Le commissaire Rehn, qui ne cesse de réclamer des progrès en matière de liberté d’expression en Turquie, avait dénoncé les poursuites, envers l’écrivain turc, abandonnées début 2006. La Commission demande plus généralement à la Turquie, qui a commencé en octobre 2005 des négociations d’adhésion à l’UE, de réviser ou retirer l’article 301 du code pénal turc qui a permis d’engager des poursuites contre Pamuk comme de nombreux auteurs.
Et la question arménienne
Cette nomination survient quand la question arménienne revient d’actualité à l’Assemblée nationale française, où les députés ont voté un texte punissant d’un an de prison et d’une forte amende la négation du génocide sous l’empire ottoman, provoquant l’ire d’(Ankara qui a menacé de représailles économiques. (Voir commentaires en p.)
Le texte complète une loi de 2001 qui reconnaît un caractère génocidaire aux massacres commis de 1915 à 1917. Le vote de jeudi ne signifie cependant pas que la loi va forcément entrer en vigueur : le texte doit encore être adopté par le Sénat (chambre haute du Parlement), avant une deuxième lecture.

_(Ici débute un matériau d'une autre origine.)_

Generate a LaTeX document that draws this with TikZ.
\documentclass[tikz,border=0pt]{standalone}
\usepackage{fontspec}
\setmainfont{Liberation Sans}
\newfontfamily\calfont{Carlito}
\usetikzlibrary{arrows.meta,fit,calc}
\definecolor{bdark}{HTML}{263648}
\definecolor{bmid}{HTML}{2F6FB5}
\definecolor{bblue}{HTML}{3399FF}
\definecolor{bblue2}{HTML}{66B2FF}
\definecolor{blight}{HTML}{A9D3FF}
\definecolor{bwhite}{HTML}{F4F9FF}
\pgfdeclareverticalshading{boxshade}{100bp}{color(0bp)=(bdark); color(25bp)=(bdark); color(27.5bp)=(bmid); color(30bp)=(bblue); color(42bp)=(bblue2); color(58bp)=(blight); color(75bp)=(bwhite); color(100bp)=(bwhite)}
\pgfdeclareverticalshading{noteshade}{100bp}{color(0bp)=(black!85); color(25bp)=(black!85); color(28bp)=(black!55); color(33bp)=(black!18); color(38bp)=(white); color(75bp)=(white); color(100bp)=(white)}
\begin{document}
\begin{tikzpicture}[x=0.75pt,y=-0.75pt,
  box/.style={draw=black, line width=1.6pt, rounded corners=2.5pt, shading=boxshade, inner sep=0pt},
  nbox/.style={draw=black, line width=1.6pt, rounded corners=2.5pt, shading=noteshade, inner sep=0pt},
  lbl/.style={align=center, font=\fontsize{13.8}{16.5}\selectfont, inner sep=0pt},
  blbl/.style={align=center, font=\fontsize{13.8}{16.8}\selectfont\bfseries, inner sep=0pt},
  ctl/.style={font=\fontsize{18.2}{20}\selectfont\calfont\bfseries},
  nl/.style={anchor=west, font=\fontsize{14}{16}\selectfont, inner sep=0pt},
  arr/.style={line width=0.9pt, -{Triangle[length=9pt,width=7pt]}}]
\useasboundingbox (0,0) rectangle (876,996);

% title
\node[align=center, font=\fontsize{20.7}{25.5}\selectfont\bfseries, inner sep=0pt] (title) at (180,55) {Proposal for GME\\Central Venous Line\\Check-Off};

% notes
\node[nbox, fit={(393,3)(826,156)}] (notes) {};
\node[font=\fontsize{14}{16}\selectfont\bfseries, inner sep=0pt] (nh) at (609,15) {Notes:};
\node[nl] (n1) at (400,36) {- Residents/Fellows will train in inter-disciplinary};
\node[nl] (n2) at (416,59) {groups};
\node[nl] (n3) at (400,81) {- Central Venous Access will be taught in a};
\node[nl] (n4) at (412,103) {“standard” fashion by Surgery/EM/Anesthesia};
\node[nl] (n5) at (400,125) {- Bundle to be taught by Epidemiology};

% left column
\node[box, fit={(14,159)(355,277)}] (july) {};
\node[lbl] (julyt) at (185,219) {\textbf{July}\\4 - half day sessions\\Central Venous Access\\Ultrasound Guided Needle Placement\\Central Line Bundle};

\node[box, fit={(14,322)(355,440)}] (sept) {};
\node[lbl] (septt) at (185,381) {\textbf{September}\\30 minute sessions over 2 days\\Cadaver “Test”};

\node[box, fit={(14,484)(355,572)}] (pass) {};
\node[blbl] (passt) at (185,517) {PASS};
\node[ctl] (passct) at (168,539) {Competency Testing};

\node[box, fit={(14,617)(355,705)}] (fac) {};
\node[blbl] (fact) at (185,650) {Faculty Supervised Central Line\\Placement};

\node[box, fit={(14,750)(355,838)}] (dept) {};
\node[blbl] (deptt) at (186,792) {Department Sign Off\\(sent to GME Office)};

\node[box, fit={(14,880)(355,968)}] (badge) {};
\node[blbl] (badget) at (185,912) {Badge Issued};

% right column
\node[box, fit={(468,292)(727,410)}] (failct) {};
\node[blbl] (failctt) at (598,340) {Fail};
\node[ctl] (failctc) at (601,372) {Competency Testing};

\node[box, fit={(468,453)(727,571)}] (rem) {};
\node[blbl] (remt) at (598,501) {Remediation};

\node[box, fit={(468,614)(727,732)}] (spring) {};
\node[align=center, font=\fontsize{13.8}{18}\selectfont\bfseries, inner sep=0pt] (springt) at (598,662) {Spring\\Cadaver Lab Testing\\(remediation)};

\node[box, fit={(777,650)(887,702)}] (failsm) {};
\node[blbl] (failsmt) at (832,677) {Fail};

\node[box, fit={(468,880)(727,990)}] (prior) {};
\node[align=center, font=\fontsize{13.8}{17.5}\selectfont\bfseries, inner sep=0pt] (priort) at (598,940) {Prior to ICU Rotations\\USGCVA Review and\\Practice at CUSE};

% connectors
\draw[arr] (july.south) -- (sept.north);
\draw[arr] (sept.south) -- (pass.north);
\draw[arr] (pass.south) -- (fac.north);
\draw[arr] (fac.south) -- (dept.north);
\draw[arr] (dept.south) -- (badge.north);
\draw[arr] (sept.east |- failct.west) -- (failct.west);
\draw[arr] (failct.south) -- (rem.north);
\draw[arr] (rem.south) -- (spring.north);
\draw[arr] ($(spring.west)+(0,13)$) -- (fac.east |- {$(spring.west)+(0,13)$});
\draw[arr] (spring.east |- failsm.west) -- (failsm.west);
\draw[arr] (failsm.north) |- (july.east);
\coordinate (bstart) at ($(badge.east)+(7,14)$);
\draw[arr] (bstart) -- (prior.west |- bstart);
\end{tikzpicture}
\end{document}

Depuis plus d’une semaine, des manifestations ont été organisées à travers la Turquie pour dénoncer le texte sur le génocide arménien, question très sensible en Turquie malgré une timide volonté d’ouverture. Des appels au boycottage de produits français ont par ailleurs été lancés. Les chances des sociétés françaises de remporter de lucratifs contrats publics pourraient cependant se voir compromises, comme par exemple la construction de trois centrales nucléaires pour un montant d’environ 4 milliards d’euros. La France est le 5e fournisseur de la Turquie avec 4,7 milliards d’euros d’exportations en 2005.
Il y a deux semaines, le président Jacques Chirac s’était rendu à Erevan et avait souhaité que la Turquie reconnaisse le génocide avant de pouvoir entrer dans l’UE, une condition qui n’avait jamais été posée jusque-là à Ankara.